Petra, my tour guide, grew up in Prague and knew everything about the history
of the city, the architecture, cool places to visit, etc. We had a lunch
together and chatted about everything: life, history, dudes, food, kids. It was fantastic. After our tour, which ended late because we were so chatty at lunch and
she didn’t want to cheat me out of anything we were supposed to do during the tour, she gave
me an agenda of cool stuff to see on Sunday when I was on my own. What a doll!
The amazing Petra and I. |
Saturday
OK - I hate crowds. For me, off-season travel is the only way to go. Saturday was crowded. Prague turned into Disneyland, with tourists by the busload coming in the town center. Kill me now.
You can't quite see how bad it was in that photo, but I assure you - it was hot, sweaty, and annoying with no one paying attention to where they were going; with lots of American and German tourists in their travel/safari gear (WTF people wear normal clothes, you're in Prague not the Outback and the Italians think you look ridiculous). Anyway, I immediately turned around, walked away from the Charles Bridge and the town center, and went to Petřínský Park. I climbed to the top of the hill, and then climbed further went to the top of the Petrin Observation Tower to enjoy the views, following Petra's advice.
Then, being that I was very thirsty after my climb, I went to Strahov Monastery, which was founded flippin1142 (coolness), for a beer. And a lovely, cold amber lager it was. The rest of the day, I avoided crowds and got lost wandering the city. It was just way too nice to be indoors.
OK - I hate crowds. For me, off-season travel is the only way to go. Saturday was crowded. Prague turned into Disneyland, with tourists by the busload coming in the town center. Kill me now.
You can't quite see how bad it was in that photo, but I assure you - it was hot, sweaty, and annoying with no one paying attention to where they were going; with lots of American and German tourists in their travel/safari gear (WTF people wear normal clothes, you're in Prague not the Outback and the Italians think you look ridiculous).
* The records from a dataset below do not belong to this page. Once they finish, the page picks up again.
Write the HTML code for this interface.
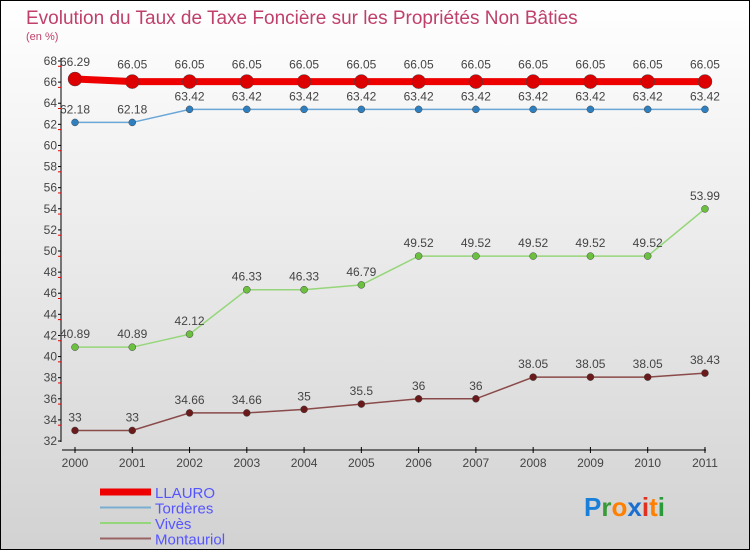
<!DOCTYPE html>
<html><head><meta charset="utf-8"><style>
body{margin:0}
svg{display:block;font-family:"Liberation Sans",sans-serif}
</style></head><body>
<svg id="c" width="750" height="550" xmlns="http://www.w3.org/2000/svg">
<defs><linearGradient id="bg" x1="0" y1="0" x2="0" y2="1"><stop offset="0" stop-color="#ffffff"/><stop offset="1" stop-color="#d2d2d2"/></linearGradient></defs>
<rect x="0.5" y="0.5" width="749" height="549" fill="url(#bg)" stroke="#000"/>
<text x="26" y="24" font-size="19" fill="#c0406a">Evolution du Taux de Taxe Foncière sur les Propriétés Non Bâties</text>
<text x="26" y="40" font-size="11" fill="#c0406a">(en %)</text>
<g id="axes"></g>
<g id="series"></g>
<g id="legend"></g>
<g font-size="26" font-weight="bold">
<text x="584" y="516"><tspan fill="#1a7fd8">P</tspan><tspan fill="#3a9a3a">r</tspan><tspan fill="#ff7f00">o</tspan><tspan fill="#1a6fd0">x</tspan><tspan fill="#e03020">i</tspan><tspan fill="#ff7f00">t</tspan><tspan fill="#2a9a3a">i</tspan></text>
</g>
</svg>
<script>
const years=["2000","2001","2002","2003","2004","2005","2006","2007","2008","2009","2010","2011"];
const yTicks=[32,34,36,38,40,42,44,46,48,50,52,54,56,58,60,62,64,66,68];
const llauro=[66.29,66.05,66.05,66.05,66.05,66.05,66.05,66.05,66.05,66.05,66.05,66.05];
const tordeves=[62.18,62.18,63.42,63.42,63.42,63.42,63.42,63.42,63.42,63.42,63.42,63.42];
const vives=[40.89,40.89,42.12,46.33,46.33,46.79,49.52,49.52,49.52,49.52,49.52,53.99];
const montauriol=[33,33,34.66,34.66,35,35.5,36,36,38.05,38.05,38.05,38.43];
const NS="http://www.w3.org/2000/svg";
const X=i=>75+i*57.27, Y=v=>61+(68-v)*10.556;
function mk(t,a,p){const e=document.createElementNS(NS,t);for(const k in a)e.setAttribute(k,a[k]);p.appendChild(e);return e;}
const ax=document.getElementById('axes');
let l=mk('line',{x1:61,y1:58,x2:61,y2:442,stroke:'#000'},ax);

l=mk('line',{x1:62,y1:450,x2:706,y2:450,stroke:'#000'},ax);

yTicks.forEach(v=>{const y=Y(v);
 mk('line',{x1:58,y1:y,x2:61,y2:y,stroke:'#000'},ax);
 if(v>32) mk('line',{x1:58,y1:y+5.28,x2:61,y2:y+5.28,stroke:'#e00'},ax);
 const t=mk('text',{x:57,y:y+4,'font-size':12,fill:'#444','text-anchor':'end'},ax);t.textContent=v;
 });
years.forEach((yr,i)=>{const x=X(i);
 mk('line',{x1:x,y1:447,x2:x,y2:453,stroke:'#000'},ax);
 const t=mk('text',{x:x,y:467,'font-size':12,fill:'#444','text-anchor':'middle'},ax);t.textContent=yr;
 });
const se=document.getElementById('series');
const S=[["llauro",llauro,"#ee0000","#dd0000",7,7],["torderes",tordeves,"#6aa6d6","#2e7fc0",1.5,3.5],["vives",vives,"#96d67a","#6cc040",1.5,3.5],["montauriol",montauriol,"#8a4a4a","#6a1a1a",1.5,3.5]];
S.forEach(([n,d,lc,pc,w,r])=>{
 const g=mk('g',{},se);
 mk('polyline',{points:d.map((v,i)=>X(i)+','+Y(v)).join(' '),fill:'none',stroke:lc,'stroke-width':w},g);
 d.forEach((v,i)=>{const c=mk('circle',{cx:X(i),cy:Y(v),r:r,fill:pc,stroke:'#444','stroke-width':0.5},g);
  
  const t=mk('text',{x:X(i),y:Y(v)-9-(r>4?4:0),'font-size':12,fill:'#444','text-anchor':'middle'},g);t.textContent=v;
  });
});
const lg=document.getElementById('legend');
[["LLAURO","#ee0000",7],["Tordères","#7aaed0",2],["Vivès","#96d67a",2],["Montauriol","#9a6464",2]].forEach(([n,c,w],i)=>{
 const y=492+i*15.5;
 const g=mk('g',{},lg);
 mk('line',{x1:100,y1:y,x2:151,y2:y,stroke:c,'stroke-width':w},g);
 const t=mk('text',{x:155,y:y+6,'font-size':15,fill:'#5555ff'},g);t.textContent=n;
});
</script>
</body></html>
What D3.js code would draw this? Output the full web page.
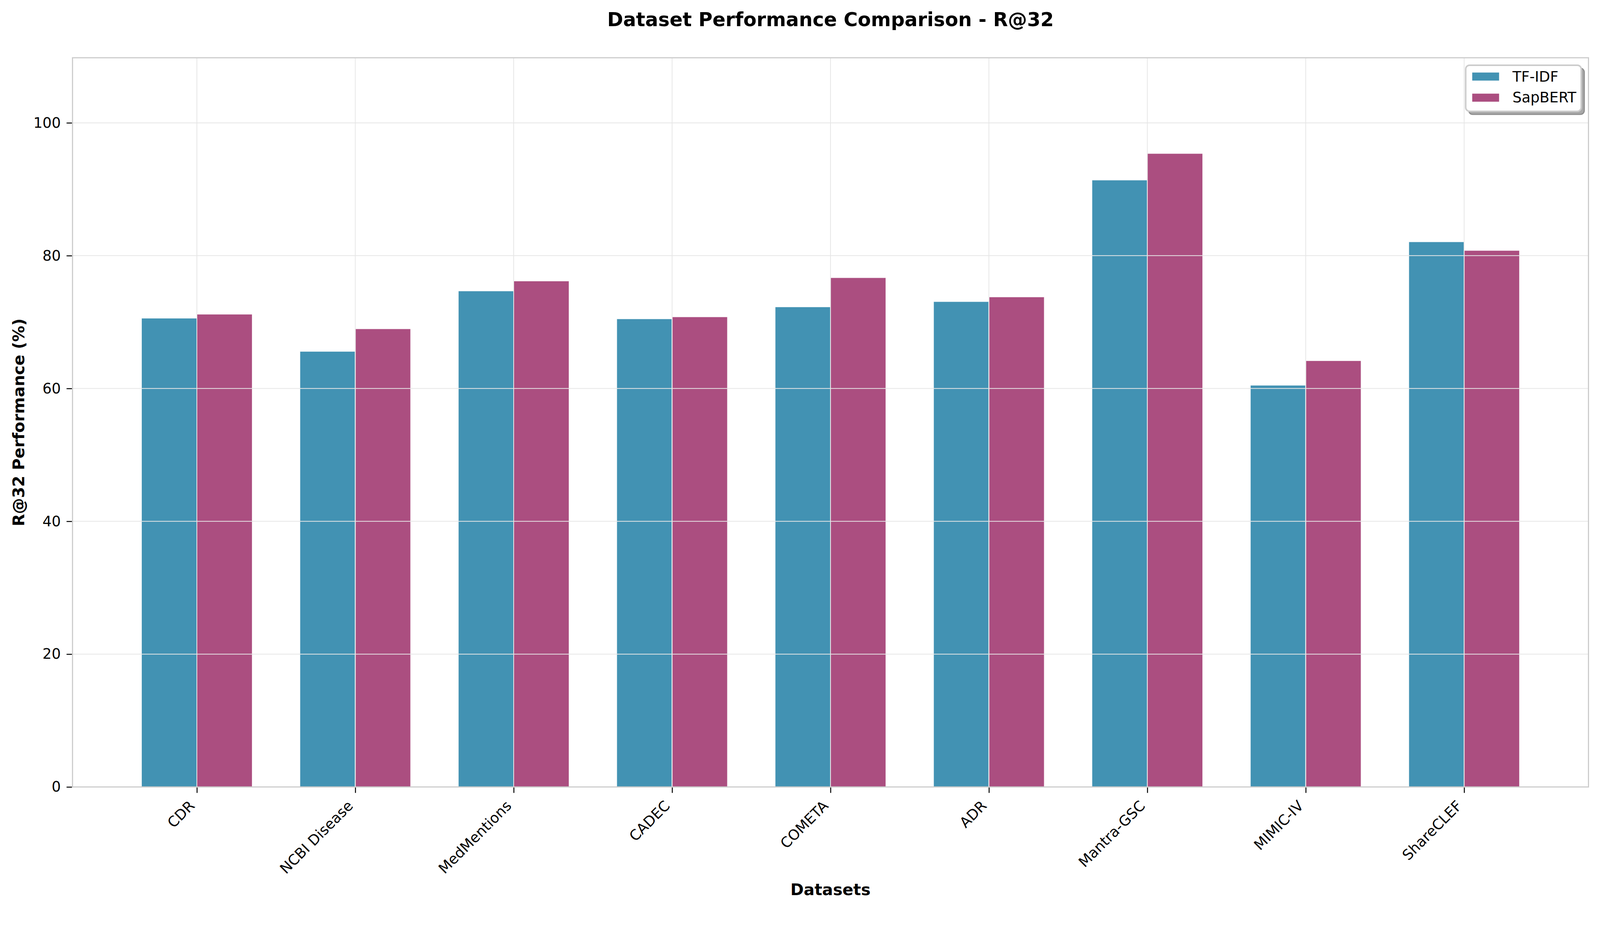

Anyway, I immediately turned around, walked away from the Charles Bridge and the town center, and went to Petřínský Park. I climbed to the top of the hill, and then climbed further went to the top of the Petrin Observation Tower to enjoy the views, following Petra's advice.
Then, being that I was very thirsty after my climb, I went to Strahov Monastery, which was founded flippin1142 (coolness), for a beer. And a lovely, cold amber lager it was. The rest of the day, I avoided crowds and got lost wandering the city. It was just way too nice to be indoors.
This woman was praying, and I cannot think of a better spot to do so. |
There is still so much I want to see and do in Prague: all the Jewish museums and temples, the Communist museum, the National Museum, the buildings I missed on castle hill, a boat tour, bike riding along the Vltava River……. I will have to go back this fall with Daverooni.
And Finally - Flying Monkey Not-so-Official Prague Tips
1) Do a tour with the divine Petra though Discover Prague. It
is a great way to get yourself orientated, and she knows so much about the history
and significance of those gorgeous buildings in front of you. Plus she is a
lovely person.
2) Go during the low-season. If you HAVE to visit during the high-season, try to avoid the major attractions on Saturday and Sunday. You saw the picture…… It is no fun waiting in line with 400 sweaty people to see the inside of a church. Then once inside, you never really see the inside of said church because those 400 camera-happy people are then in there with you.
3) Enjoy the green spaces. Prague’s topography makes
for amazing views from the parks that surround the city.
4) Count your change. OK - I don’t want to dis the good people
of Prague, but almost every time I made a purchase there was someone ahead of
me arguing over the change they received. Be careful too where the price listed
is by weight. I paid WAY TOO MUCH for one beer and some hot potato salad (a divine
mix of potato, bacon, cabbage, and dumplings) in the main square. There was a huge line in back of me so I just
paid, then sulked. Nothing like feeling ripped-off to ruin your evening.
5) Book your hotel at Booking.com. This goes for almost every
city for me now-a-days. You can sort the hotels by neighborhood when searching.
That way you can find a hotel in a neighborhood close to the center without
paying the “exactly in the center” prices.